[start Material provided]
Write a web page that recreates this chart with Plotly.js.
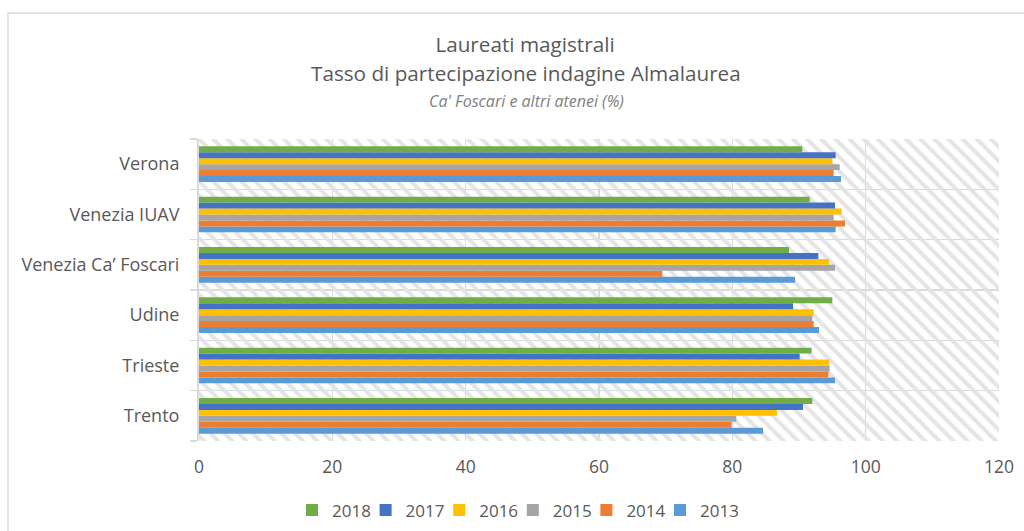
<!DOCTYPE html>
<html>
<head>
<meta charset="utf-8">
<script src="https://cdn.plot.ly/plotly-3.0.1.min.js"></script>
<style>html,body{margin:0;padding:0;background:#fff;}#chart{width:1024px;height:531px;}</style>
</head>
<body>
<div id="chart"></div>
<script>
const categories = ['Trento', 'Trieste', 'Udine', 'Venezia Ca’ Foscari', 'Venezia IUAV', 'Verona'];
const years = ['2013', '2014', '2015', '2016', '2017', '2018'];
const v2013 = [84.6, 95.4, 93.0, 89.4, 95.5, 96.3];
const v2014 = [79.9, 94.4, 92.2, 69.5, 96.9, 95.2];
const v2015 = [80.6, 94.6, 92.0, 95.4, 95.2, 96.1];
const v2016 = [86.7, 94.5, 92.2, 94.5, 96.4, 95.0];
const v2017 = [90.6, 90.1, 89.1, 92.9, 95.4, 95.5];
const v2018 = [92.0, 91.9, 95.0, 88.5, 91.6, 90.5];
const xTicks = [0, 20, 40, 60, 80, 100, 120];
const xMax = 120;

const seriesValues = [v2013, v2014, v2015, v2016, v2017, v2018];
const colors = ['#5B9BD5', '#ED7D31', '#A5A5A5', '#FFC000', '#4472C4', '#70AD47'];

const textColor = '#595959';
const gridColor = '#d9d9d9';
const FONT = "'Open Sans', sans-serif";

// hatched background band per category (on base axis, drawn beneath data)
const bg = {
  type: 'bar', orientation: 'h', y: categories, x: categories.map(() => xMax),
  width: 1, xaxis: 'x', yaxis: 'y', showlegend: false, hoverinfo: 'skip',
  marker: { color: 'rgba(0,0,0,0)', line: { width: 0 },
    pattern: { shape: '\\', fgcolor: '#e4e4e4', bgcolor: 'rgba(0,0,0,0)', size: 10, solidity: 0.4 } }
};

// legend slots: 2018 first (leftmost) ... 2013 last
const legendIds = ['legend6', 'legend5', 'legend4', 'legend3', 'legend2', 'legend'];

const traces = [bg];
years.forEach((yr, i) => {
  traces.push({
    type: 'bar', orientation: 'h', name: yr, y: categories, x: seriesValues[i],
    xaxis: 'x', yaxis: 'y2', legend: legendIds[i],
    marker: { color: colors[i], line: { width: 0 } },
    hovertemplate: '%{y}<br>' + yr + ': %{x}<extra></extra>'
  });
});

const L = 199, R = 25, T = 139, B = 90;
const PW = 1024 - L - R, PH = 531 - T - B;
const px2x = p => (p - L) / PW;
const px2y = p => (531 - B - p) / PH;

const yAxisCommon = {
  type: 'category', categoryorder: 'array', categoryarray: categories,
  range: [-0.5, categories.length - 0.5], fixedrange: true, automargin: false
};

const layout = {
  width: 1024, height: 531,
  margin: { l: L, r: R, t: T, b: B, pad: 0, autoexpand: false },
  paper_bgcolor: '#ffffff', plot_bgcolor: '#ffffff',
  font: { family: FONT, color: textColor, size: 17.5 },
  barmode: 'group', bargap: 0.29, bargroupgap: 0,
  title: {
    text: 'Laureati magistrali',
    font: { family: FONT, size: 20.7, color: textColor },
    x: 525 / 1024, xanchor: 'center', xref: 'container',
    y: 1 - 44.5 / 531, yanchor: 'middle', yref: 'container'
  },
  annotations: [
    { text: 'Tasso di partecipazione indagine Almalaurea', xref: 'paper', yref: 'paper',
      x: px2x(526), y: px2y(73.5), xanchor: 'center', yanchor: 'middle', showarrow: false,
      font: { family: FONT, size: 20.7, color: textColor } },
    { text: "<i>Ca' Foscari e altri atenei (%)</i>", xref: 'paper', yref: 'paper',
      x: px2x(526), y: px2y(100.5), xanchor: 'center', yanchor: 'middle', showarrow: false,
      font: { family: FONT, size: 16, color: '#808080' } }
  ],
  xaxis: {
    range: [0, xMax], tickvals: xTicks, ticktext: xTicks.map(String),
    showgrid: true, gridcolor: gridColor, gridwidth: 1.3, automargin: false,
    zeroline: false, showline: false, ticks: '', ticklabelstandoff: 13,
    tickfont: { family: FONT, size: 17.5, color: textColor }, fixedrange: true
  },
  yaxis: Object.assign({}, yAxisCommon, {
    showgrid: true, gridcolor: gridColor, gridwidth: 1.3, tickson: 'boundaries',
    ticks: 'outside', ticklen: 7, tickcolor: gridColor, tickwidth: 1.3,
    showline: true, linecolor: gridColor, linewidth: 2, zeroline: false,
    ticklabelstandoff: 14,
    tickfont: { family: FONT, size: 18, color: textColor }
  }),
  yaxis2: Object.assign({}, yAxisCommon, {
    overlaying: 'y', showgrid: false, showticklabels: false, ticks: '', showline: false, zeroline: false
  }),
  shapes: [
    { type: 'path', xref: 'paper', yref: 'paper', layer: 'below',
      path: 'M ' + px2x(8) + ' ' + px2y(545) + ' L ' + px2x(8) + ' ' + px2y(13) + ' L ' + px2x(1040) + ' ' + px2y(13),
      line: { color: gridColor, width: 1.3 } }
  ],
  showlegend: true
};

// one legend per series, placed side by side like the reference
legendIds.slice().reverse().forEach((id, k) => {
  const textStart = 332 + 73.6 * k;
  layout[id] = {
    orientation: 'h',
    xref: 'container', x: (textStart - 40) / 1024, xanchor: 'left',
    yref: 'container', y: 1 - 510.5 / 531, yanchor: 'middle',
    font: { family: FONT, size: 17, color: textColor },
    bgcolor: 'rgba(0,0,0,0)', borderwidth: 0,
    itemclick: false, itemdoubleclick: false
  };
});

Plotly.newPlot('chart', traces, layout, { displayModeBar: false, staticPlot: true });
</script>
</body>
</html>
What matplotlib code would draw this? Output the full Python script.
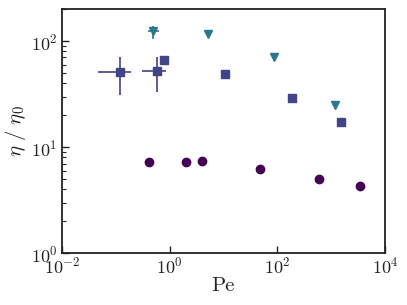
[end Material provided]
Transcribe the records above exactly, leaving out every picture.

**Full output:**
Write a web page that recreates this chart with Plotly.js.
<!DOCTYPE html>
<html>
<head>
<meta charset="utf-8">
<script src="https://cdn.plot.ly/plotly-3.0.1.min.js"></script>
<style>html,body{margin:0;padding:0;background:#fff;}#chart{width:1024px;height:531px;}</style>
</head>
<body>
<div id="chart"></div>
<script>
const categories = ['Trento', 'Trieste', 'Udine', 'Venezia Ca’ Foscari', 'Venezia IUAV', 'Verona'];
const years = ['2013', '2014', '2015', '2016', '2017', '2018'];
const v2013 = [84.6, 95.4, 93.0, 89.4, 95.5, 96.3];
const v2014 = [79.9, 94.4, 92.2, 69.5, 96.9, 95.2];
const v2015 = [80.6, 94.6, 92.0, 95.4, 95.2, 96.1];
const v2016 = [86.7, 94.5, 92.2, 94.5, 96.4, 95.0];
const v2017 = [90.6, 90.1, 89.1, 92.9, 95.4, 95.5];
const v2018 = [92.0, 91.9, 95.0, 88.5, 91.6, 90.5];
const xTicks = [0, 20, 40, 60, 80, 100, 120];
const xMax = 120;

const seriesValues = [v2013, v2014, v2015, v2016, v2017, v2018];
const colors = ['#5B9BD5', '#ED7D31', '#A5A5A5', '#FFC000', '#4472C4', '#70AD47'];

const textColor = '#595959';
const gridColor = '#d9d9d9';
const FONT = "'Open Sans', sans-serif";

// hatched background band per category (on base axis, drawn beneath data)
const bg = {
  type: 'bar', orientation: 'h', y: categories, x: categories.map(() => xMax),
  width: 1, xaxis: 'x', yaxis: 'y', showlegend: false, hoverinfo: 'skip',
  marker: { color: 'rgba(0,0,0,0)', line: { width: 0 },
    pattern: { shape: '\\', fgcolor: '#e4e4e4', bgcolor: 'rgba(0,0,0,0)', size: 10, solidity: 0.4 } }
};

// legend slots: 2018 first (leftmost) ... 2013 last
const legendIds = ['legend6', 'legend5', 'legend4', 'legend3', 'legend2', 'legend'];

const traces = [bg];
years.forEach((yr, i) => {
  traces.push({
    type: 'bar', orientation: 'h', name: yr, y: categories, x: seriesValues[i],
    xaxis: 'x', yaxis: 'y2', legend: legendIds[i],
    marker: { color: colors[i], line: { width: 0 } },
    hovertemplate: '%{y}<br>' + yr + ': %{x}<extra></extra>'
  });
});

const L = 199, R = 25, T = 139, B = 90;
const PW = 1024 - L - R, PH = 531 - T - B;
const px2x = p => (p - L) / PW;
const px2y = p => (531 - B - p) / PH;

const yAxisCommon = {
  type: 'category', categoryorder: 'array', categoryarray: categories,
  range: [-0.5, categories.length - 0.5], fixedrange: true, automargin: false
};

const layout = {
  width: 1024, height: 531,
  margin: { l: L, r: R, t: T, b: B, pad: 0, autoexpand: false },
  paper_bgcolor: '#ffffff', plot_bgcolor: '#ffffff',
  font: { family: FONT, color: textColor, size: 17.5 },
  barmode: 'group', bargap: 0.29, bargroupgap: 0,
  title: {
    text: 'Laureati magistrali',
    font: { family: FONT, size: 20.7, color: textColor },
    x: 525 / 1024, xanchor: 'center', xref: 'container',
    y: 1 - 44.5 / 531, yanchor: 'middle', yref: 'container'
  },
  annotations: [
    { text: 'Tasso di partecipazione indagine Almalaurea', xref: 'paper', yref: 'paper',
      x: px2x(526), y: px2y(73.5), xanchor: 'center', yanchor: 'middle', showarrow: false,
      font: { family: FONT, size: 20.7, color: textColor } },
    { text: "<i>Ca' Foscari e altri atenei (%)</i>", xref: 'paper', yref: 'paper',
      x: px2x(526), y: px2y(100.5), xanchor: 'center', yanchor: 'middle', showarrow: false,
      font: { family: FONT, size: 16, color: '#808080' } }
  ],
  xaxis: {
    range: [0, xMax], tickvals: xTicks, ticktext: xTicks.map(String),
    showgrid: true, gridcolor: gridColor, gridwidth: 1.3, automargin: false,
    zeroline: false, showline: false, ticks: '', ticklabelstandoff: 13,
    tickfont: { family: FONT, size: 17.5, color: textColor }, fixedrange: true
  },
  yaxis: Object.assign({}, yAxisCommon, {
    showgrid: true, gridcolor: gridColor, gridwidth: 1.3, tickson: 'boundaries',
    ticks: 'outside', ticklen: 7, tickcolor: gridColor, tickwidth: 1.3,
    showline: true, linecolor: gridColor, linewidth: 2, zeroline: false,
    ticklabelstandoff: 14,
    tickfont: { family: FONT, size: 18, color: textColor }
  }),
  yaxis2: Object.assign({}, yAxisCommon, {
    overlaying: 'y', showgrid: false, showticklabels: false, ticks: '', showline: false, zeroline: false
  }),
  shapes: [
    { type: 'path', xref: 'paper', yref: 'paper', layer: 'below',
      path: 'M ' + px2x(8) + ' ' + px2y(545) + ' L ' + px2x(8) + ' ' + px2y(13) + ' L ' + px2x(1040) + ' ' + px2y(13),
      line: { color: gridColor, width: 1.3 } }
  ],
  showlegend: true
};

// one legend per series, placed side by side like the reference
legendIds.slice().reverse().forEach((id, k) => {
  const textStart = 332 + 73.6 * k;
  layout[id] = {
    orientation: 'h',
    xref: 'container', x: (textStart - 40) / 1024, xanchor: 'left',
    yref: 'container', y: 1 - 510.5 / 531, yanchor: 'middle',
    font: { family: FONT, size: 17, color: textColor },
    bgcolor: 'rgba(0,0,0,0)', borderwidth: 0,
    itemclick: false, itemdoubleclick: false
  };
});

Plotly.newPlot('chart', traces, layout, { displayModeBar: false, staticPlot: true });
</script>
</body>
</html>
What matplotlib code would draw this? Output the full Python script.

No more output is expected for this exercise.